We came upon them as evil genii, and blasted them with the breath of our presence. We broke up their home circles. We arrested their laughing corrobory. We turned their song into weeping, and their mirth to sadness. Without being disciples of Rousseau, without the simple faith of the French voyager, who discovered a nymph of grace and beauty in the dark Ourâ Ourâ of the woods, and beheld primeval innocence in the gentle, patriarchal government of tribes, it may yet be believed that social virtues were developed beneath the gum-tree shade—that maternal joy sparkled in the eyes of the opossum-skin clad one, as she joined in the gambols of her picaninny boy—that honest friendship united hands and hearts of brother hunters—while soft glances, sweet smiles, and throbbing bosoms, told that love could dwell within clematis bowers, as well as in the woodbine shade.

The white man entered this peaceful scene. The hunter stayed his carolling among the hills, and stole stealthily upon his own green sod. The mother hushed the tongue of the prattling one, and checked within herself the bounding emotions, lest Echo tell the dreaded stranger. And silenced was the talk of love; for deeds of wrong to matron duty and to maiden troth had chilled the heart, and flashed the eye with hate and rage.
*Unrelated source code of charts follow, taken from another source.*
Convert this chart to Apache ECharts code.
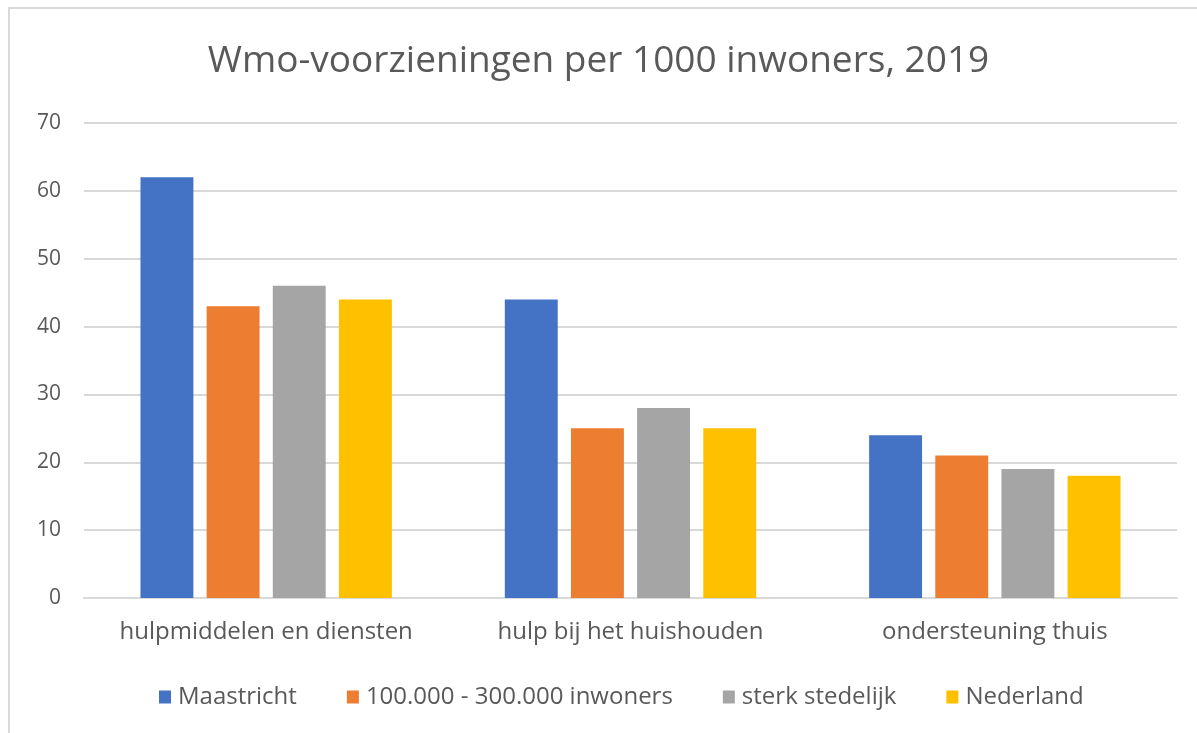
<!DOCTYPE html>
<html>
<head>
<meta charset="utf-8">
<script src="https://cdn.jsdelivr.net/npm/echarts@6/dist/echarts.min.js"></script>
<style>
  html, body { margin: 0; padding: 0; background: #fff; }
  #chart { position: absolute; left: 0; top: 0; width: 1197px; height: 733px; }
  #frame { position: absolute; left: 8px; top: 7px; width: 1200px; height: 740px;
           border: 2px solid #d9d9d9; box-sizing: border-box; pointer-events: none; }
</style>
</head>
<body>
<div id="chart"></div>
<div id="frame"></div>
<script>
// categorieen en waarden
const categories = ["hulpmiddelen en diensten", "hulp bij het huishouden", "ondersteuning thuis"];
const seriesNames = ["Maastricht", "100.000 - 300.000 inwoners", "sterk stedelijk", "Nederland"];
const maastricht = [62, 44, 24];
const middelgroot = [43, 25, 21];
const sterkStedelijk = [46, 28, 19];
const nederland = [44, 25, 18];
const colors = ["#4472c4", "#ed7d31", "#a5a5a5", "#ffc000"];

const values = [maastricht, middelgroot, sterkStedelijk, nederland];
const font = "'Open Sans', 'Noto Sans', sans-serif";

let myChart = echarts.init(document.getElementById("chart"));
let seriesData = [];
values.forEach((data, i) => {
  seriesData.push({
    name: seriesNames[i],
    type: "bar",
    data: data,
    barGap: "25%",
    barCategoryGap: "31%",
    itemStyle: { color: colors[i] },
  });
});

let option = {
  animation: false,
  color: colors,
  title: {
    text: "Wmo-voorzieningen per 1000 inwoners, 2019",
    left: "center",
    top: 38,
    textStyle: { color: "#595959", fontSize: 37, fontWeight: "normal", fontFamily: font },
  },
  legend: {
    top: 680,
    left: 154,
    itemWidth: 12,
    itemHeight: 13,
    itemGap: 50,
    icon: "rect",
    textStyle: { color: "#595959", fontSize: 24, fontFamily: font, padding: [0, 0, 0, 2] },
  },
  grid: { left: 84, right: 20, top: 123, bottom: 135, containLabel: false },
  xAxis: {
    type: "category",
    data: categories,
    axisTick: { show: false },
    axisLine: { lineStyle: { color: "#d9d9d9", width: 2 } },
    axisLabel: { color: "#595959", fontSize: 24, fontFamily: font, margin: 22, interval: 0 },
  },
  yAxis: {
    type: "value",
    min: 0,
    max: 70,
    interval: 10,
    axisLine: { show: false },
    axisTick: { show: false },
    axisLabel: { color: "#595959", fontSize: 21, fontFamily: font, margin: 23 },
    splitLine: { lineStyle: { color: "#d9d9d9", width: 2 } },
  },
  series: seriesData,
};
myChart.setOption(option);
</script>
</body>
</html>
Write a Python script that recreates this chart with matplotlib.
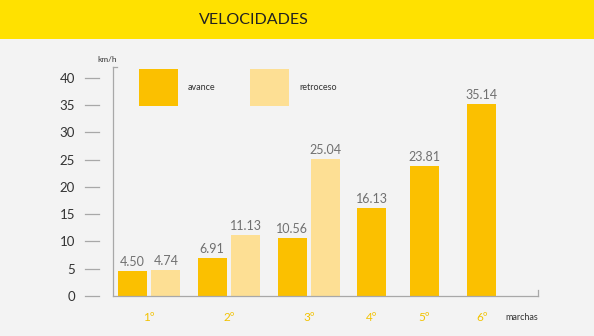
import matplotlib.pyplot as plt
from matplotlib.patches import Rectangle
import matplotlib.transforms as mtransforms
import numpy as np

plt.rcParams['font.family'] = ['Lato', 'DejaVu Sans']

GEARS = ['1º', '2º', '3º', '4º', '5º', '6º']
AVANCE = [4.50, 6.91, 10.56, 16.13, 23.81, 35.14]
RETROCESO = [4.74, 11.13, 25.04]
Y_TICKS = [0, 5, 10, 15, 20, 25, 30, 35, 40]

C_HEADER = '#FFE100'
C_AVANCE = '#FBC000'
C_RETRO = '#FDDF94'
C_BG = '#F3F3F3'
C_AXIS = '#A8A8A8'

# group centres: paired gears first, single gears packed tighter
centers = np.array([1.0, 2.0, 3.0, 3.78, 4.44, 5.16])
width = 0.3625
offset = 0.21

fig = plt.figure(figsize=(5.94, 3.36), dpi=100, facecolor=C_BG)
W, H = 594, 336
ax = fig.add_axes([113 / W, (H - 296) / H, (538 - 113) / W, (296 - 67) / H])
ax.set_facecolor(C_BG)

# header band
fig.patches.append(Rectangle((0, (H - 39) / H), 1, 39 / H, transform=fig.transFigure,
                             facecolor=C_HEADER, edgecolor='none'))
fig.text(254 / W, 1 - 20 / H, 'VELOCIDADES', ha='center', va='center',
         fontsize=11.5, color='#222222')

n_ret = len(RETROCESO)
x_av = centers.copy()
x_av[:n_ret] -= offset
x_re = centers[:n_ret] + offset

bars_av = ax.bar(x_av, AVANCE, width=width, color=C_AVANCE, label='avance')
bars_re = ax.bar(x_re, RETROCESO, width=width, color=C_RETRO, label='retroceso')

for bars, vals in ((bars_av, AVANCE), (bars_re, RETROCESO)):
    for b, v in zip(bars, vals):
        ax.annotate(f'{v:.2f}', (b.get_x() + b.get_width() / 2, v),
                    xytext=(0, 2.5), textcoords='offset points',
                    ha='center', va='bottom', fontsize=9, color='#707070')

ax.set_xlim(0.55, 5.86)
ax.set_ylim(0, 42.0)

for s in ('top', 'right'):
    ax.spines[s].set_visible(False)
for s in ('left', 'bottom'):
    ax.spines[s].set_color(C_AXIS)
    ax.spines[s].set_linewidth(0.9)

# small caps at the axis ends
ax.plot([0, 0.01], [1, 1], transform=ax.transAxes, color=C_AXIS, lw=0.9, clip_on=False)
ax.plot([1, 1], [0, 0.026], transform=ax.transAxes, color=C_AXIS, lw=0.9, clip_on=False)

# detached y tick marks
trans = mtransforms.blended_transform_factory(ax.transAxes, ax.transData)
x0 = (85 - 113) / (538 - 113)
x1 = (99 - 113) / (538 - 113)
for t in Y_TICKS:
    ax.plot([x0, x1], [t, t], transform=trans, color=C_AXIS, lw=0.9, clip_on=False)
ax.set_yticks(Y_TICKS)
ax.tick_params(axis='y', length=0, pad=38 * 72 / 100, labelsize=9.5, labelcolor='#333333')

ax.set_xticks(centers, GEARS)
ax.tick_params(axis='x', length=0, pad=11.5, labelsize=8.5, labelcolor='#F2C200')

fig.text(97 / W, 1 - 60 / H, 'km/h', fontsize=6, color='#333333', va='center')
fig.text(505 / W, 1 - 317 / H, 'marchas', fontsize=6.5, color='#333333', va='center')

# legend drawn as plain swatches
for px, label, color in ((139, 'avance', C_AVANCE), (250, 'retroceso', C_RETRO)):
    fig.patches.append(Rectangle((px / W, 1 - 106 / H), 39 / W, 37 / H,
                                 transform=fig.transFigure, facecolor=color, edgecolor='none'))
    fig.text((px + 49) / W, 1 - 88 / H, label, fontsize=6.5, color='#333333', va='center')

fig.savefig('out.png', dpi=100, facecolor=C_BG)
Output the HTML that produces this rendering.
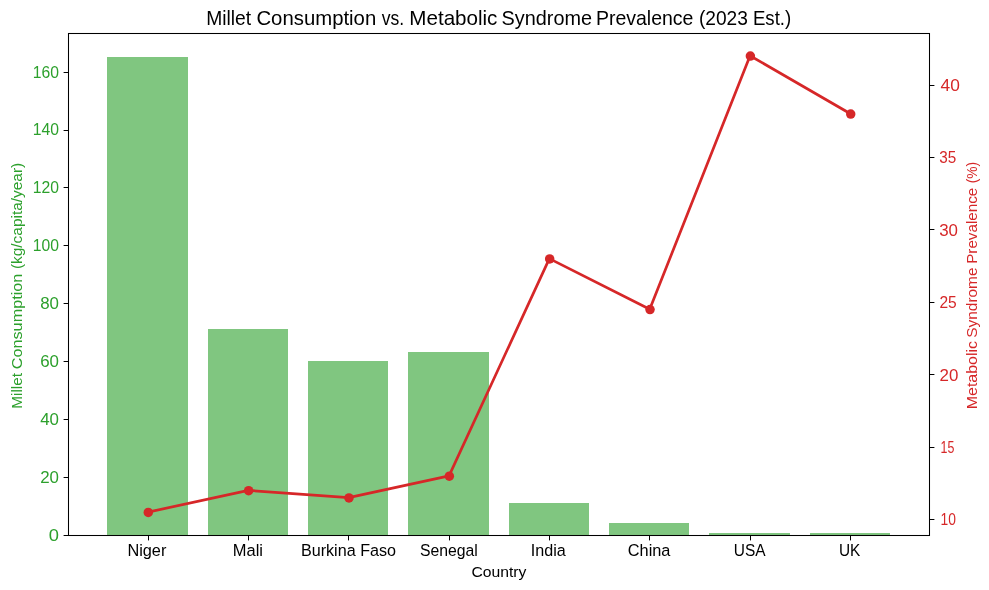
<!DOCTYPE html>
<html lang="en">
<head>
<meta charset="utf-8">
<title>Millet Consumption vs. Metabolic Syndrome Prevalence (2023 Est.)</title>
<style>
html,body{margin:0;padding:0;background:#fff;}
body{width:989px;height:590px;overflow:hidden;}
svg{display:block;}
svg text{font-family:"Liberation Sans",sans-serif;}
</style>
</head>
<body>
<svg width="989" height="590" viewBox="0 0 989 590">
<rect x="0" y="0" width="989" height="590" fill="#ffffff"/>
<g fill="#80c680">
<rect x="107" y="57" width="81" height="478"/>
<rect x="208" y="329" width="80" height="206"/>
<rect x="308" y="361" width="80" height="174"/>
<rect x="408" y="352" width="81" height="183"/>
<rect x="509" y="503" width="80" height="32"/>
<rect x="609" y="523" width="80" height="12"/>
<rect x="709" y="533" width="81" height="2"/>
<rect x="810" y="533" width="80" height="2"/>
</g>
<polyline points="147.98,512.13 248.33,490.40 348.68,497.64 449.03,475.91 549.37,258.60 649.72,309.30 750.07,55.77 850.42,113.72" fill="none" stroke="#d62728" stroke-width="2.7" stroke-linejoin="round" stroke-linecap="butt"/>
<g fill="#d62728">
<circle cx="148.28" cy="512.43" r="4.75"/>
<circle cx="248.63" cy="490.70" r="4.75"/>
<circle cx="348.98" cy="497.94" r="4.75"/>
<circle cx="449.33" cy="476.21" r="4.75"/>
<circle cx="549.67" cy="258.90" r="4.75"/>
<circle cx="650.02" cy="309.60" r="4.75"/>
<circle cx="750.37" cy="56.07" r="4.75"/>
<circle cx="850.72" cy="114.02" r="4.75"/>
</g>
<rect x="68.5" y="33.5" width="861" height="502" fill="none" stroke="#000" stroke-width="1.05"/>
<g stroke="#000" stroke-width="1.05">
<line x1="148.5" y1="536" x2="148.5" y2="540.4"/>
<line x1="248.5" y1="536" x2="248.5" y2="540.4"/>
<line x1="348.5" y1="536" x2="348.5" y2="540.4"/>
<line x1="449.5" y1="536" x2="449.5" y2="540.4"/>
<line x1="549.5" y1="536" x2="549.5" y2="540.4"/>
<line x1="649.5" y1="536" x2="649.5" y2="540.4"/>
<line x1="750.5" y1="536" x2="750.5" y2="540.4"/>
<line x1="850.5" y1="536" x2="850.5" y2="540.4"/>
</g>
<g font-size="16.67" fill="#000" text-anchor="middle">
<text x="146.88" y="555.8" textLength="39.0" lengthAdjust="spacingAndGlyphs">Niger</text>
<text x="247.93" y="555.8" textLength="30.2" lengthAdjust="spacingAndGlyphs">Mali</text>
<text x="348.48" y="555.8" textLength="95.1" lengthAdjust="spacingAndGlyphs">Burkina Faso</text>
<text x="448.83" y="555.8" textLength="57.9" lengthAdjust="spacingAndGlyphs">Senegal</text>
<text x="548.27" y="555.8" textLength="35.0" lengthAdjust="spacingAndGlyphs">India</text>
<text x="649.12" y="555.8" textLength="42.7" lengthAdjust="spacingAndGlyphs">China</text>
<text x="749.77" y="555.8" textLength="31.8" lengthAdjust="spacingAndGlyphs">USA</text>
<text x="849.62" y="555.8" textLength="21.4" lengthAdjust="spacingAndGlyphs">UK</text>
</g>
<text x="498.90" y="576.7" font-size="15.28" fill="#000" text-anchor="middle" textLength="55.0" lengthAdjust="spacingAndGlyphs">Country</text>
<g stroke="#000" stroke-width="1.05">
<line x1="63.6" y1="535.5" x2="68" y2="535.5"/>
<line x1="63.6" y1="477.5" x2="68" y2="477.5"/>
<line x1="63.6" y1="419.5" x2="68" y2="419.5"/>
<line x1="63.6" y1="361.5" x2="68" y2="361.5"/>
<line x1="63.6" y1="303.5" x2="68" y2="303.5"/>
<line x1="63.6" y1="245.5" x2="68" y2="245.5"/>
<line x1="63.6" y1="187.5" x2="68" y2="187.5"/>
<line x1="63.6" y1="130.5" x2="68" y2="130.5"/>
<line x1="63.6" y1="72.5" x2="68" y2="72.5"/>
</g>
<g font-size="16.4" fill="#2ca02c" text-anchor="end">
<text x="59.00" y="541.15" textLength="10.2" lengthAdjust="spacingAndGlyphs">0</text>
<text x="59.00" y="483.20" textLength="18.8" lengthAdjust="spacingAndGlyphs">20</text>
<text x="59.00" y="425.25" textLength="18.8" lengthAdjust="spacingAndGlyphs">40</text>
<text x="59.00" y="367.30" textLength="18.8" lengthAdjust="spacingAndGlyphs">60</text>
<text x="59.00" y="309.35" textLength="18.8" lengthAdjust="spacingAndGlyphs">80</text>
<text x="59.00" y="251.40" textLength="26.2" lengthAdjust="spacingAndGlyphs">100</text>
<text x="59.00" y="193.44" textLength="26.2" lengthAdjust="spacingAndGlyphs">120</text>
<text x="59.00" y="135.49" textLength="26.2" lengthAdjust="spacingAndGlyphs">140</text>
<text x="59.00" y="77.54" textLength="26.2" lengthAdjust="spacingAndGlyphs">160</text>
</g>
<text transform="translate(21.80,0) rotate(-90)" font-size="15.28" fill="#2ca02c" text-anchor="start"><tspan x="-408.66" textLength="35.66" lengthAdjust="spacingAndGlyphs">Millet</tspan> <tspan x="-369.22" textLength="95.52" lengthAdjust="spacingAndGlyphs">Consumption</tspan> <tspan x="-269.08" textLength="106.24" lengthAdjust="spacingAndGlyphs">(kg/capita/year)</tspan></text>
<g stroke="#000" stroke-width="1.05">
<line x1="930" y1="519.5" x2="934.4" y2="519.5"/>
<line x1="930" y1="447.5" x2="934.4" y2="447.5"/>
<line x1="930" y1="374.5" x2="934.4" y2="374.5"/>
<line x1="930" y1="302.5" x2="934.4" y2="302.5"/>
<line x1="930" y1="229.5" x2="934.4" y2="229.5"/>
<line x1="930" y1="157.5" x2="934.4" y2="157.5"/>
<line x1="930" y1="85.5" x2="934.4" y2="85.5"/>
</g>
<g font-size="16.4" fill="#d62728" text-anchor="start">
<text x="940.60" y="525.48" textLength="15.4" lengthAdjust="spacingAndGlyphs">10</text>
<text x="940.60" y="453.04" textLength="13.8" lengthAdjust="spacingAndGlyphs">15</text>
<text x="939.60" y="380.60" textLength="18.8" lengthAdjust="spacingAndGlyphs">20</text>
<text x="939.40" y="308.16" textLength="17.3" lengthAdjust="spacingAndGlyphs">25</text>
<text x="939.20" y="235.72" textLength="18.8" lengthAdjust="spacingAndGlyphs">30</text>
<text x="939.20" y="163.28" textLength="17.0" lengthAdjust="spacingAndGlyphs">35</text>
<text x="940.50" y="90.84" textLength="19.3" lengthAdjust="spacingAndGlyphs">40</text>
</g>
<text transform="translate(976.90,0) rotate(-90)" font-size="15.28" fill="#d62728" text-anchor="start"><tspan x="-409.30" textLength="68.38" lengthAdjust="spacingAndGlyphs">Metabolic</tspan> <tspan x="-337.66" textLength="70.10" lengthAdjust="spacingAndGlyphs">Syndrome</tspan> <tspan x="-263.80" textLength="76.02" lengthAdjust="spacingAndGlyphs">Prevalence</tspan> <tspan x="-183.30" textLength="21.46" lengthAdjust="spacingAndGlyphs">(%)</tspan></text>
<text y="24.9" font-size="19.44" fill="#000" text-anchor="start"><tspan x="206.22" textLength="44.98" lengthAdjust="spacingAndGlyphs">Millet</tspan> <tspan x="256.44" textLength="119.78" lengthAdjust="spacingAndGlyphs">Consumption</tspan> <tspan x="381.80" textLength="22.44" lengthAdjust="spacingAndGlyphs">vs.</tspan> <tspan x="409.32" textLength="88.12" lengthAdjust="spacingAndGlyphs">Metabolic</tspan> <tspan x="501.56" textLength="90.44" lengthAdjust="spacingAndGlyphs">Syndrome</tspan> <tspan x="595.98" textLength="97.46" lengthAdjust="spacingAndGlyphs">Prevalence</tspan> <tspan x="698.88" textLength="49.00" lengthAdjust="spacingAndGlyphs">(2023</tspan> <tspan x="752.88" textLength="38.34" lengthAdjust="spacingAndGlyphs">Est.)</tspan></text>
</svg>
</body>
</html>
The story of their sufferings would be like that written by the benevolent padre, Las Casas, in his "Short Account of the Destruction of the Indies," which is thus described by the learned Prescott: "It is a tale of woe. Every line of the work may be said to be written in blood." And yet it may be truly declared that Government had cherished proper sentiments toward the poor Indians; even the historian observes: "The history of Spanish colonial legislation is the history of the impotent struggles of the Government in behalf of the Natives, against the avarice and cruelty of its subjects." In the case of our islanders, there was not the apology of avarice, as they had nothing to give; it was rather a demoniacal propensity to torture the defenceless, and an insatiable lust, that heeded not the most pitiable appeals, nor halted in the execution of the most diabolical acts of cruelty, to obtain its brutal gratification.